Em catorze capítulos – Onde?, Quando?, Quem?, Liberdade?,
Conhecimento, Deus, Realidade, Experiência, Consciência, Cosmos, Morte,
Sentido, Ética e Valores –cheios de vivacidade, dos quais destacamos sete (Onde?
– Capítulo primeiro, coloca-nos a nós leitores na interactividade de sabermos
onde estamos, onde fica a Terra, o nosso sistema solar, o Universo, sendo que
este último, não existindo mapas, confere-nos, contudo, a sua localização por
dentro dele estarmos colocados; Quando? – os autores, equacionados
pela resposta óbvia do leitor em dizer aqui e agora, reformulam o quando é o
agora, quando é o presente, estampando os cinquenta séculos de história como um
pequeno segmento de tempo dentro do espaço tempo de aproximadamente quinze
milhares de milhões de anos, que é a idade actualmente calculada do Universo; Quem?

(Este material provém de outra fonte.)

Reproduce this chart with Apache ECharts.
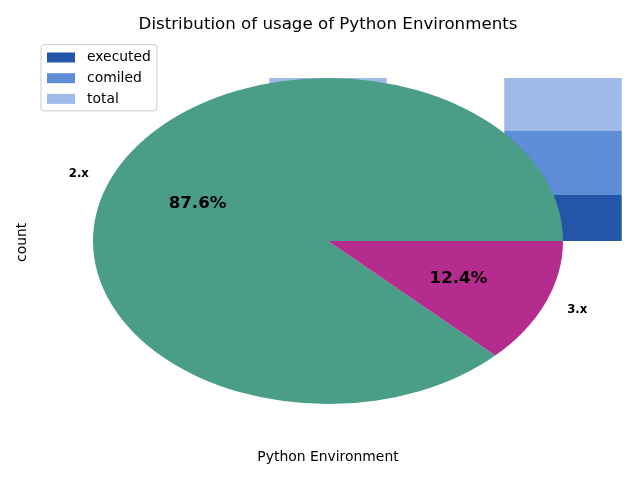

– sendo que esse “quem” somos nós: Quem é o leitor? E de uma pergunta simples
transformamo-la num enigma complexo, só porque fazemos questão em dizer o nosso
nome, a nossa idade, os nossos interesses, a nossa profissão, o local onde
vivemos, etc.; Liberdade – Porque razão está a ler isto? É indiferente a razão
que nos levou a ler este livro, mesmo que alguém o tenha dito para o fazer; Conhecimento
– O leitor tem várias crenças. Mas quais das suas crenças é conhecimento, se é
que alguma o é? A ilusória autoconfiança do apostador de corridas de cavalos
quando acredita ardentemente que o seu cavalo vai ganhar; Deus – Poderá o
conhecimento de que Deus existe fornecer a ponte necessária entre a experiência
e a realidade – entre os nossos estados mentais subjectivos e o mundo exterior?;
Ética
– Como podem as autoridades encarregues do seu condicionamento saber que o
leitor é mau por natureza? Numa escrita escorreita, Kolak e Martin apontam para
a realidade presente de pais, professores, legisladores, políticos e líderes
religiosos estarem a treinar-nos para nos ajustar ao mundo que eles herdaram
dos seus pais, dos seus professores, dos legisladores, dos políticos e dos
líderes religiosos, os quais por sua vez os herdaram das suas autoridades e
assim por diante), qualquer um de nós aprenderá a evitar as respostas fáceis e
será conduzido ao mundo fascinante do pensamento filosófico. Serão examinadas
algumas das questões fundamentais. De facto, na qualidade de leitores,
corroboramos da ideia que nos fica da abordagem frontal das perguntas,
permitindo-nos através dela explorar os modos como elas (as perguntas) nos
afectam: Deus existe?; Porque existe o Universo?; O que é o eu?; Qual o
significado da vida?; Que é a morte?; Dispomos de livre-arbítrio?; Que é o
conhecimento?; Que significa a moral?, etc., etc.
As respostas preconcebidas são abandonadas logo à partida, face à
aprendizagem no pensar de forma crítica “nas ideias filosóficas que podem
transformar a sua vida”. A de todos nós, diremos nós, mesmo que alguns se
assumam no “não assunto” de distinguirem a relação entre valores e factos!